The members of @onefive were collaboratively involved in the development of the EP. They actively discussed their ideas and opinions with their creative personnel on matters such as cover art, music, and lyrics, in order for the songs to better represent their vision. They also took lessons in Mandarin to sing the Chinese version of "Kawaii Kaiwai".

== Music and lyrics ==

=== Music ===
"Alps Vibes" reimagines the dōyō "Alps Ichiman Jaku" as an Afrobeat song. "Kibidango" reinterprets "Momotarō" in the style of kawaii hip-hop with a double bass riff. "Magical Irony" is a hyperpop song based on "Mori no Kuma-san" that features production by Taku Takahashi from the Japanese hip-hop group M-Flo. "Netsukikyū" (熱気球) is described as having a cute sound. "Urunemu" (うるねむ) is a party song intended for rhythmic towel spinning at live shows. "Kawaii Kaiwai" is a J-pop song reminiscent of Vocaloid music.

=== Lyrics ===
"Alps Vibes" represents the determination of @onefive to overcome challenges in pursuit of goals as high as the Alps. The lyrics of "Kibidango" are inspired by the Japanese folktale Momotarō and revolve around the motif of kneading kibi dango confections. "Magical Irony" depicts the irony between the magical joy of falling in love and the negative emotions that may result from it, such as anxiety and loneliness. It is sung from the perspective of a mentally unstable girl who is driven by uncontrollable emotions after the person she loves. "Netsukikyū" is about feelings of love that continue to rise higher and higher like a hot air balloon. "Urunemu" is named after @onefive's weekly radio show of the same name on FM Yokohama. The Chinese version of "Kawaii Kaiwai" is sung in Mandarin and features lyrics that were written to reflect the world of the Chinese video game Strinova as part of a collaboration. The original version of the song in Japanese was previously released on @onefive's first EP, More Than Kawaii.

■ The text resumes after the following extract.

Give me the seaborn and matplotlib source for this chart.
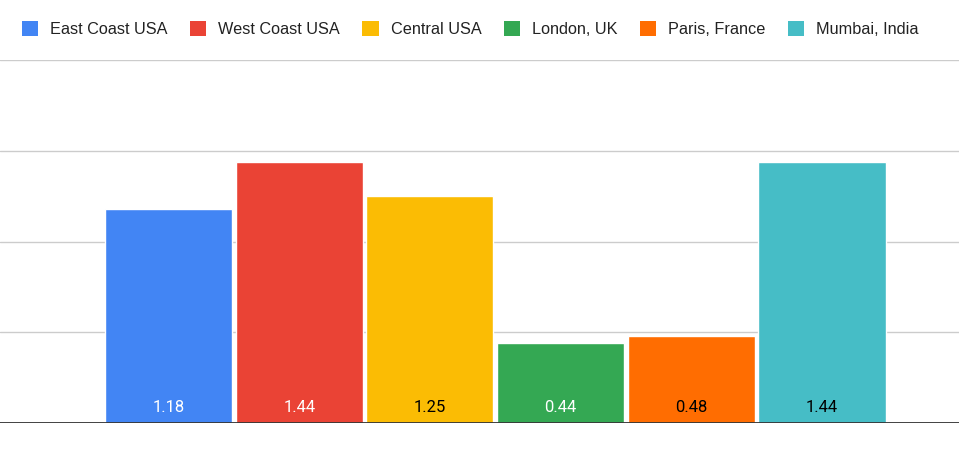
import matplotlib
matplotlib.use("Agg")
import matplotlib.pyplot as plt
import matplotlib.patches as mpatches
import seaborn as sns
import pandas as pd

# Chart data
cities = ['East Coast USA', 'West Coast USA', 'Central USA', 'London, UK', 'Paris, France', 'Mumbai, India']
values = [1.18, 1.44, 1.25, 0.44, 0.48, 1.44]
y_grid = [0.5, 1.0, 1.5, 2.0]

palette = ['#4285F4', '#EA4335', '#FBBC04', '#34A853', '#FF6D01', '#46BDC6']
label_colors = ['white', 'white', 'black', 'white', 'black', 'black']

df = pd.DataFrame({'city': cities, 'value': values})

sns.set_theme(style='white')
plt.rcParams['font.family'] = ['Liberation Sans', 'DejaVu Sans']

fig = plt.figure(figsize=(9.59, 4.5), dpi=100)
ax = fig.add_axes([0, 27 / 450, 1, 363 / 450])

sns.barplot(data=df, x='city', y='value', hue='city', palette=dict(zip(cities, palette)),
            width=0.972, legend=False, saturation=1, ax=ax)

ax.set_xlim(-1.289, 6.048)
ax.set_ylim(0, 2.0)

for g in y_grid:
    ax.axhline(g, color='#cccccc', lw=1.0, zorder=0)
ax.axhline(0, color='#333333', lw=1.3, zorder=3)

for spine in ax.spines.values():
    spine.set_visible(False)
ax.set_xticks([])
ax.set_yticks([])
ax.set_xlabel('')
ax.set_ylabel('')

# value labels near the bottom of each bar
for i, (v, c) in enumerate(zip(values, label_colors)):
    ax.annotate(f'{v:.2f}', xy=(i, 0), xytext=(0, 15 * 0.72), textcoords='offset points',
                ha='center', va='center', fontsize=12, color=c, family=['Roboto', 'DejaVu Sans'])

# legend across the top
handles = [mpatches.Patch(facecolor=col, edgecolor='none', label=name) for name, col in zip(cities, palette)]
fig.legend(handles=handles, loc='center left', bbox_to_anchor=(22 / 959, 1 - 29 / 450),
           ncol=6, frameon=False, fontsize=11.7, handlelength=1.0, handleheight=1.0,
           handletextpad=0.75, columnspacing=1.36, borderpad=0, borderaxespad=0,
           labelcolor='#222222')

fig.savefig('out.png', dpi=100)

== Promotion and release ==
The first single from Doh Yoh, "Alps Vibes", was released on August 1, 2025. It received significant attention from listeners in South America. The second single, "Kibidango", was released on October 22, 2025. The members of @onefive handed out a thousand pieces of kibi dango confections at an event to promote the song. On October 23, 2025, it was announced that @onefive had become ambassadors for the Chinese mobile game Strinova, and that a new Chinese language version of "Kawaii Kaiwai", titled "Miāo Miāo Xīntiào" (喵喵心跳, Meow Meow Heartbeat), had been recorded to be its official theme song. A music video was also released in which the members cosplay as characters from the game. The third single, "Magical Irony", was released on December 17, 2025. It entered the Billboard Japan Heatseekers Songs chart. Doh Yoh was released digitally and as physical music download cards on January 15, 2026. The Mexican music news website Revulsión gave the EP an 8/10, stating it is "a well-rounded EP from beginning to end" and "sonically optimal for the international ear". On January 30, 2026, a micro-drama was released for "Netsukikyū", featuring actor Robin Furuya and the members of @onefive.

== Track listing ==

Doh Yoh
| No. | Title | Lyrics | Music | Length |
|---|---|---|---|---|
| 1. | "Alps Vibes" (アルプス・バイブス) | Mayu Wakisaka | Koshin; Mayu Wakisaka; | 3:57 |
| 2. | "Kibidango" | Nanako Ashida | Nanako Ashida; Ryotaro Koga; | 3:09 |
| 3. | "Magical Irony" (マジカルアイロニー) | Kanata Okajima; Hayato Yamamoto; | Taku Takahashi; Kanata Okajima; Hayato Yamamoto; | 3:30 |
| 4. | "Netsukikyū" (熱気球) | J-Dash; Lee Dong Heon; Zeyun; | Lee Dong Heon; Zeyun; | 3:09 |
| 5. | "Urunemu" (うるねむ) | J-Dash; Zeyun; | Zeyun | 3:26 |
| 6. | "Kawaii Kaiwai Chinese Ver. 'Miāo Miāo Xīntiào'" (喵喵心跳) | J-Dash; Ju!ie; | Nanako Ashida; Ryotaro Koga; | 3:19 |
| Total length: |  |  |  | 20:30 |

== Personnel ==

- Kano Fujihira as Kano – vocals (all tracks)
- Soyoka Yoshida as Soyo – vocals (all tracks)
- Tsugumi Aritomo as Gumi – vocals (all tracks)
- Momoe Mori as Momo – vocals (all tracks)
- Hayato Yamamoto – lyrics (track 3), music (track 3)
- J-Dash – lyrics (tracks 4, 5, 6)
- Ju!ie – lyrics (track 6)
- Kanata Okajima – lyrics (track 3), music (track 3)
- Koshin – music (track 1)
- Lee Dong Heon – lyrics (track 4), music (track 4)
- Mayu Wakisaka – lyrics (track 1), music (track 1)
- Nanako Ashida – lyrics (track 2), music (tracks 2, 6)
- Ryotaro Koga – music (tracks 2, 6)
- Taku Takahashi – music (track 3)
- Zeyun – lyrics (tracks 4, 5), music (tracks 4, 5)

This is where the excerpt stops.